Juan "Toss" Ensalada said...

Porter and Grumpy,

Yes, both great points. Undoubtedly, as NPR turn toward the "corporate middle," they garnered market share from commercial news radio dissidents – people like my fundamentalist, Catholic brother who for years – while I WORKED in public radio – listened (secretly) to ME and ATC while he bad-mouthed as some hippy haven. It was only years later, when NPR had fully ensconced itself into the center of conventional journalism that he finally admitted to me that he had been (a) listening, (b) contributing, and (c) agreeing with many of NPR’s guests. Hmmm, I wonder which ones he liked? Could it have been Cokie Roberts, Mara Liasson, Juan Williams, David Frum, David Brooks, et al.?

GD is correct. FCC policy under mostly Republican administrations, as well as the Telecommunications Bill of 1996 under Bill Clinton (a nominal Democrat) waylaid radio – commercial and noncommercial. Now, we have infotainment in both the com- and nom-com FM bands. Lucky us, eh?


Porter Melmoth said...

Many thanks, JET, for your experienced insights. They make complete sense to me.

Personally, I have never expected or needed NPR to 'please' me. I would just like them to be a good and reliable source for neutrally-presented news.

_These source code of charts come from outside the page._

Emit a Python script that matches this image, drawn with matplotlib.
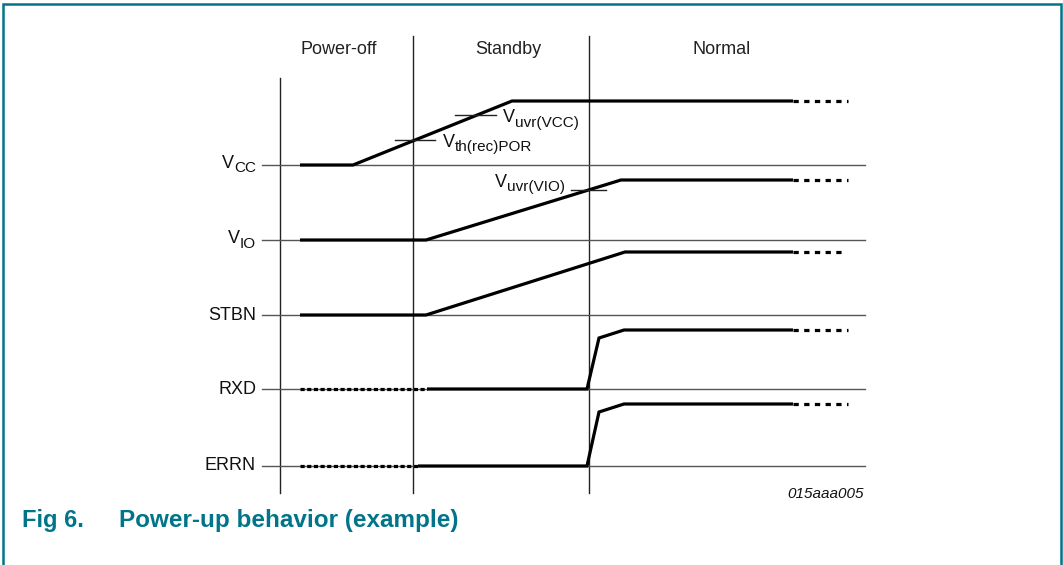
import matplotlib
matplotlib.use("Agg")
import matplotlib.pyplot as plt

plt.rcParams['font.family'] = ['Liberation Sans', 'DejaVu Sans']
plt.rcParams['lines.scale_dashes'] = False

# ---- data (diagram coordinates, pixel-like units) ----
phases = ["Power-off", "Standby", "Normal"]
phase_x = [339, 508, 722]
signal_main = ["V", "V", "STBN", "RXD", "ERRN"]
signal_sub = ["CC", "IO", "", "", ""]
baseline_y = [165, 240, 315, 389, 466]
boundary_x = [280, 413, 589]
boundary_top = [78, 36, 36]

vcc_x = [300, 353, 512, 793]
vcc_y = [165, 165, 101, 101]
vio_x = [300, 426, 621, 793]
vio_y = [240, 240, 180, 180]
stbn_x = [300, 426, 625, 793]
stbn_y = [315, 315, 252, 252]
rxd_x = [427, 587, 599, 624, 793]
rxd_y = [389, 389, 338, 330, 330]
errn_x = [418, 587, 599, 624, 793]
errn_y = [466, 466, 412, 404, 404]
tail_end = [848, 848, 845, 848, 848]
pre_dash_x = [[300, 427], [300, 418]]  # RXD, ERRN undefined region

thr_x = [[395, 435], [455, 496], [571, 606]]
thr_y = [140, 115, 190]
thr_main = ["V", "V", "V"]
thr_sub = ["th(rec)POR", "uvr(VCC)", "uvr(VIO)"]
thr_label_pos = [(443, 147, 'left'), (503, 122, 'left'), (565, 187, 'right')]

fig = plt.figure(figsize=(10.63, 5.65), dpi=100)
ax = fig.add_axes([0, 0, 1, 1])
ax.set_xlim(0, 1063)
ax.set_ylim(565, 0)
ax.axis('off')
renderer = fig.canvas.get_renderer()

MAIN_FS = 13
SUB_FS = 11
SUB_DY = 4.5
TXT = '#111111'


def width_of(t):
    bb = t.get_window_extent(renderer=renderer)
    return bb.width  # pixels == data units here


def sub_label(x, y, main, sub, ha):
    """Draw main text + subscript with baseline at y (data units)."""
    if ha == 'left':
        t = ax.text(x, y, main, ha='left', va='baseline', fontsize=MAIN_FS, color=TXT)
        w = width_of(t)
        if sub:
            ax.text(x + w, y + SUB_DY, sub, ha='left', va='baseline', fontsize=SUB_FS, color=TXT)
    else:
        xs = x
        if sub:
            s = ax.text(x, y + SUB_DY, sub, ha='right', va='baseline', fontsize=SUB_FS, color=TXT)
            xs = x - width_of(s)
        ax.text(xs, y, main, ha='right', va='baseline', fontsize=MAIN_FS, color=TXT)


teal = '#00758a'
ax.plot([3, 3, 1061, 1061], [565, 4, 4, 565], color=teal, lw=1.8, solid_joinstyle='miter')

for bx, bt in zip(boundary_x, boundary_top):
    ax.plot([bx, bx], [bt, 493], color='#222222', lw=1.0)

for p, px in zip(phases, phase_x):
    ax.text(px, 50, p, ha='center', va='center', fontsize=13, color='#222222')

for m, s, by in zip(signal_main, signal_sub, baseline_y):
    ax.plot([262, 865], [by, by], color='#555555', lw=1.0)
    if s:
        sub_label(256, by + 3, m, s, 'right')
    else:
        ax.text(256, by, m, ha='right', va='center', fontsize=MAIN_FS, color=TXT)

lw = 2.3
wave = [(vcc_x, vcc_y), (vio_x, vio_y), (stbn_x, stbn_y), (rxd_x, rxd_y), (errn_x, errn_y)]
for (wx, wy), te in zip(wave, tail_end):
    ax.plot(wx, wy, color='black', lw=lw, solid_joinstyle='miter', solid_capstyle='butt')
    ax.plot([wx[-1], te], [wy[-1], wy[-1]], color='black', lw=lw,
            dashes=(3.8, 3.9), dash_capstyle='butt')

for (x0, x1), by in zip(pre_dash_x, baseline_y[3:]):
    ax.plot([x0, x1], [by, by], color='black', lw=lw, dashes=(3.0, 1.8), dash_capstyle='butt')

for tx, ty in zip(thr_x, thr_y):
    ax.plot(tx, [ty, ty], color='#222222', lw=1.0)
for m, s, (lx, ly, ha) in zip(thr_main, thr_sub, thr_label_pos):
    sub_label(lx, ly, m, s, ha)

ax.text(864, 494, "015aaa005", ha='right', va='center', fontsize=11, style='italic', color=TXT)

ax.text(22, 520, "Fig 6.", ha='left', va='center', fontsize=17, fontweight='bold', color=teal)
ax.text(119, 520, "Power-up behavior (example)", ha='left', va='center', fontsize=17.5,
        fontweight='bold', color=teal)

fig.savefig("out.png", dpi=100)
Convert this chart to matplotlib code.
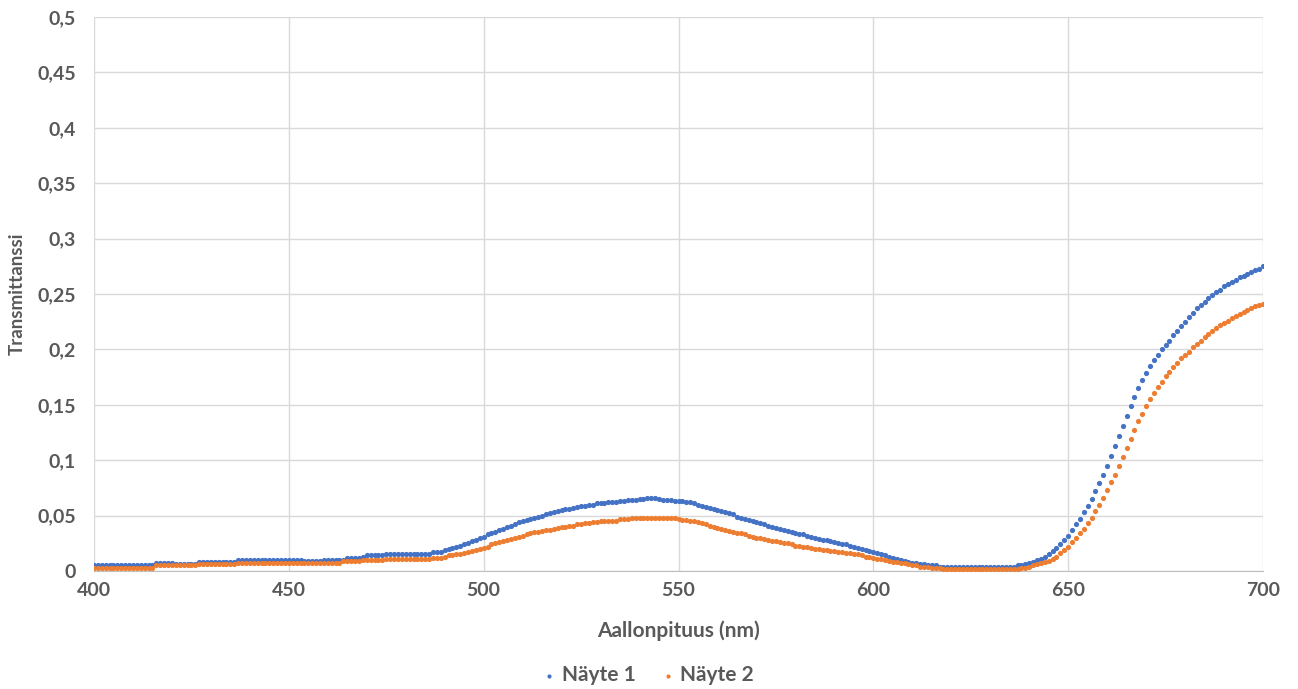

Your cogent points have demonstrated what happened to NPR in clear terms that should be wider known.

Anonymous said...

"It's great to hear you give credit where it's due. I sometimes wonder if people posting here want NPR to fail so that they can have something upon which to bash. We already have Fox news for that. A post like this reminds me that the mission of this site is to get NPR back to what it used to be--fearless, serious, full of integrity." Madison's post

I used to be a member of NPR but I was out of the loop for about 10-12 years and when I got back NPR was not what it had been. Many posters here, and elsewhere seem to have had the same experience.